|Download PDF of this full issue: v53n2.pdf (27.4 MB)|
By John Ketwig (reviewer)
Waging Art: Tackling Grief and Trauma with Creative Arts
by Jan Barry
Jan Barry is a friend and a wonderful writer, so I looked forward to this book for several intertwined reasons. Jan's insights are always interesting, and his simple, supple use of the English language is often inspiring. He came home from Vietnam, found his way into West Point, but resigned and became a founding father of VVAW. To earn a living, he was an award-winning reporter for Northern New Jersey's The Record newspaper. He taught journalism and communications courses at New York University, Rutgers University, Ramapo College, and St. Thomas Aquinas College, and orientation for military veterans at Bergen Community College.
Jan became involved with Warrior Writers from its beginning, and he has steered the Combat Paper NJ Project since its inception, earning a New Jersey Joint Legislative Resolution commending him for his volunteer work with the organization. Those experiences are reflected in Waging Art and Jan's caring and kindness when working with traumatized veterans. The Combat Paper project, first offered in Burlington, Vermont, involved cutting up vets' old uniforms and converting the material to paper, then creating works of art upon that paper to exorcize the demons and, hopefully, allow the general public to see the dark, troubled images so many had brought home from America's wars.
The New Jersey veterans were invited to display their art and read their poetry in classes, at a prestigious papermaking center in New York City, and at a peace concert at Rutgers University that attracted hundreds of students. "To receive another gift of knowledge in understanding is what I received from the week," reported one observer. "In healing one's self there can be calm and patience that is not in abundance in the northeastern United States world that I live in. How do these wounded and those in pain cause such deep peaceful calm while they search for their absolution? It is nothing I can touch, it is of the moment, maybe that is the gift of the revelation…I was touched and have the memory of the beauty of camaraderie and respect, of humor and fun and extreme sensitivity to the other's pain that does not need words."
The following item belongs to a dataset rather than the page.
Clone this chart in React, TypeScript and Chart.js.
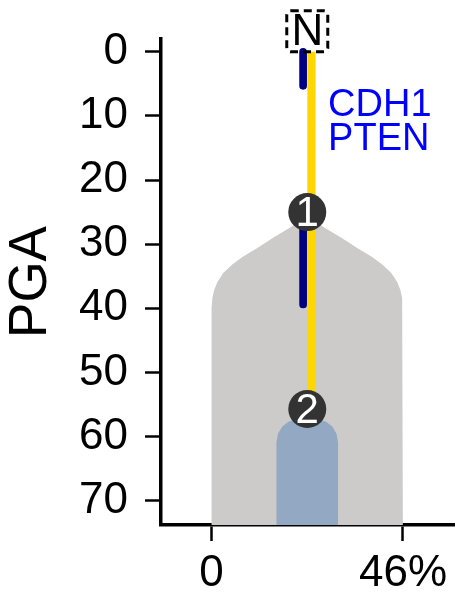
import React, { useEffect, useRef } from 'react';
import { Chart, registerables } from 'chart.js';

Chart.register(...registerables);

// ---- data ----
const yTicks = [0, 10, 20, 30, 40, 50, 60, 70];
const xTicks = [0, 46];
const xTickLabels = ['0', '46%'];
const yTitle = 'PGA';

// grey violin: PGA positions and half widths (in %) around the centre
const shapeCenter = 23;
const grayPGA = [25.7, 27.5, 29, 30.6, 32, 33.2, 34.5, 35.9, 37.2, 38.4, 40, 42, 80];
const grayHalfWidth = [0, 4.4, 8.2, 12, 15.6, 18.1, 20.2, 21.6, 22.4, 22.8, 23, 23, 23];

// blue clone shape
const bluePGA = [57.4, 57.67, 58.43, 59.56, 60.9, 80];
const blueHalfWidth = [2.6, 4.44, 6.0, 7.03, 7.4, 7.4];

// trunk (yellow) line
const yellowX = 24;
const yellowPGA = [0, 55.7];

// navy mutation segments
const navyX = 22;
const navySegA = [0, 5.3];
const navySegB = [25, 39.4];

// numbered events
const eventLabels = ['1', '2'];
const eventX = [23, 23];
const eventPGA = [25, 55.7];

// gene labels
const geneLabels = ['CDH1', 'PTEN'];
const geneX = 28;
const genePGA = [8.4, 13.7];

// top marker
const topMarker = 'N';
const topMarkerX = 23;
const topMarkerPGA = 0;

const FONT = '"Liberation Sans", Arial, Helvetica, sans-serif';

function polygon(pga: number[], hw: number[]) {
  const pts: { x: number; y: number }[] = [];
  for (let i = pga.length - 1; i >= 0; i--) pts.push({ x: shapeCenter - hw[i], y: pga[i] });
  for (let i = 0; i < pga.length; i++) pts.push({ x: shapeCenter + hw[i], y: pga[i] });
  return pts;
}

const annotationPlugin = {
  id: 'annotations',
  afterDatasetsDraw(chart: any) {
    const ctx = chart.ctx;
    const xs = chart.scales.x;
    const ys = chart.scales.y;
    // circle numbers
    const meta = chart.getDatasetMeta(5);
    ctx.save();
    ctx.fillStyle = '#ffffff';
    ctx.font = `42px ${FONT}`;
    ctx.textAlign = 'center';
    ctx.textBaseline = 'middle';
    meta.data.forEach((el: any, i: number) => {
      ctx.fillText(eventLabels[i], el.x, el.y + 2);
    });
    // gene labels
    ctx.fillStyle = '#0000ff';
    ctx.font = `38px ${FONT}`;
    ctx.textAlign = 'left';
    geneLabels.forEach((g, i) => {
      ctx.fillText(g, xs.getPixelForValue(geneX), ys.getPixelForValue(genePGA[i]));
    });
    // top marker box
    const cx = xs.getPixelForValue(topMarkerX);
    const bottom = ys.getPixelForValue(topMarkerPGA);
    const s = 41;
    ctx.setLineDash([8, 5]);
    ctx.lineWidth = 3;
    ctx.strokeStyle = '#000';
    ctx.beginPath();
    (ctx as any).roundRect(cx - s / 2, bottom - s, s, s, 4);
    ctx.stroke();
    ctx.setLineDash([]);
    ctx.fillStyle = '#000';
    ctx.font = `44px ${FONT}`;
    ctx.textAlign = 'center';
    ctx.fillText(topMarker, cx, bottom - s / 2 + 2);
    ctx.restore();
  },
};

export default function App() {
  const ref = useRef<HTMLCanvasElement | null>(null);
  useEffect(() => {
    if (!ref.current) return;
    const chart = new Chart(ref.current, {
      type: 'scatter',
      data: {
        datasets: [
          {
            data: polygon(grayPGA, grayHalfWidth),
            showLine: true,
            fill: 'shape',
            backgroundColor: '#cccbca',
            borderWidth: 0,
            pointRadius: 0,
            order: 6,
          } as any,
          {
            data: polygon(bluePGA, blueHalfWidth),
            showLine: true,
            fill: 'shape',
            backgroundColor: '#92a8c3',
            borderWidth: 0,
            pointRadius: 0,
            order: 5,
          },
          {
            data: navySegA.map((p) => ({ x: navyX, y: p })),
            showLine: true,
            borderColor: '#000080',
            borderWidth: 7.7,
            borderCapStyle: 'round',
            pointRadius: 0,
            order: 4,
          },
          {
            data: navySegB.map((p) => ({ x: navyX, y: p })),
            showLine: true,
            borderColor: '#000080',
            borderWidth: 7.7,
            borderCapStyle: 'round',
            pointRadius: 0,
            order: 3,
          },
          {
            data: yellowPGA.map((p) => ({ x: yellowX, y: p })),
            showLine: true,
            borderColor: '#ffd700',
            borderWidth: 8.3,
            borderCapStyle: 'butt',
            pointRadius: 0,
            order: 2,
          },
          {
            data: eventPGA.map((p, i) => ({ x: eventX[i], y: p })),
            showLine: false,
            pointRadius: 19,
            pointBackgroundColor: '#333333',
            pointBorderWidth: 0,
            order: 1,
          },
        ],
      },
      options: {
        animation: false,
        responsive: false,
        devicePixelRatio: 1,
        events: [],
        layout: { autoPadding: false, padding: { top: 39, right: 0, left: 0, bottom: 0 } },
        plugins: { legend: { display: false }, tooltip: { enabled: false } },
        scales: {
          x: {
            type: 'linear',
            min: -12.15,
            max: 58.5,
            afterBuildTicks: (s: any) => {
              s.ticks = xTicks.map((v) => ({ value: v }));
            },
            afterFit: (s: any) => {
              s.height = 69;
              s.paddingLeft = 0;
              s.paddingRight = 0;
            },
            grid: { drawOnChartArea: false, drawTicks: true, tickLength: 16, tickWidth: 2.5, tickColor: '#000' },
            border: { display: true, color: '#000', width: 3.5 },
            ticks: {
              color: '#000',
              font: { family: FONT, size: 44 },
              padding: 6,
              maxRotation: 0,
              autoSkip: false,
              callback: (_v: any, i: number) => xTickLabels[i],
            },
          },
          y: {
            type: 'linear',
            reverse: true,
            min: -2,
            max: 73.8,
            afterBuildTicks: (s: any) => {
              s.ticks = yTicks.map((v) => ({ value: v }));
            },
            afterFit: (s: any) => {
              s.width = 161;
              s.paddingTop = 0;
              s.paddingBottom = 0;
            },
            grid: { drawOnChartArea: false, drawTicks: true, tickLength: 16, tickWidth: 2.5, tickColor: '#000' },
            border: { display: true, color: '#000', width: 3.5 },
            ticks: {
              color: '#000',
              font: { family: FONT, size: 44 },
              padding: 17,
              autoSkip: false,
              callback: (v: any) => String(v),
            },
            title: {
              display: true,
              text: yTitle,
              color: '#000',
              font: { family: FONT, size: 53 },
              padding: 0,
            },
          },
        },
      } as any,
      plugins: [annotationPlugin],
    });
    return () => chart.destroy();
  }, []);
  return (
    <div style={{ position: 'fixed', left: 0, top: 0, width: 455, height: 594, background: '#fff' }}>
      <canvas ref={ref} width={455} height={594} style={{ display: 'block' }} />
    </div>
  );
}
Waging Art is a collection of essays and observations, a collage perhaps. It is a heartrending portrait of America today, and the harm too many "perpetual" wars have inflicted upon the hearts and souls of our veterans. Jan Barry has gathered and sifted a vast harvest of emotional testimony, hoping this program will spread and help others. But also, I am sure, Jan offers this book as a beacon illuminating the great harm done to the body and soul of participants in the modern American way of waging wars. The title is a bold statement. Having waged war, these veterans are now creating art with the same intensity and fervor, and it is a patriotic and very humanistic fervor that is commendable and appreciated.
Robynn Murray is pictured at the Academy Awards ceremony, where a movie about her, Poster Girl, failed to win the Oscar for short documentaries. Murray is from Niagara Falls, New York. She "recalls entering a home where a family has been shot and killed, and she emphasizes the blood on the walls and mattresses. They got shot in their sleep," she says, then: "There was this piece of bread, and there was this piece of brain on it." An article in the Burlington (Vermont) Free Press noted, "Murray discovered that her anguish could be ameliorated by making combat paper (artwork from shredded military uniforms); penning poetry for the Warrior writers…and becoming an activist with Iraq Veterans Against the War, of which she is now a board member."
Excerpts from a poem Strength in Vulnerability by Jenny Pacanowski:
I have blue hair.
I wear dresses.
People ask me if I am a veteran's girlfriend or wife.
I advocate and care so much about veterans' issues and right.
I AM A FEMALE COMBAT VETERAN WITH PTSD…
New Jersey's Combat Paper program director summed up an exhibition: "We have something to say. And when we step out on that scary bridge to express everything inside…you meet us halfway. Thank you." That about says it all.
Jan Barry is aging, like all of us Vietnam veterans, and the accumulated effects of the years, Agent Orange, and the intense caring for others are physically debilitating, but his mind and heart are as strong and vital as ever. He is doing good work. No longer venturing into the backwoods of northern New Jersey to view the vast deposits of dried enamel where the Ford assembly plant had dumped it to hide their toxic mistakes, no longer standing in front of classrooms of young students eager to learn the secrets, no longer marching to Valley Forge, Jan Barry is encouraging today's troubled veterans to express themselves, and he is compiling many of their thoughts and stories into one hell of an important book. Jan has created an array of books, but this one is very special! Buy this book, and read it. If you are a vet, you will find reflections of yourself no mirror can ever show. And, if you're not a veteran, you will learn and understand. You will witness just Jan Barry at work, and it is magnificent to behold!
John Ketwig is a lifetime member of VVAW and the author of two critically-acclaimed books about Vietnam, ?and a hard rain fell and Vietnam Reconsidered: The War, the Times, and Why They Matter.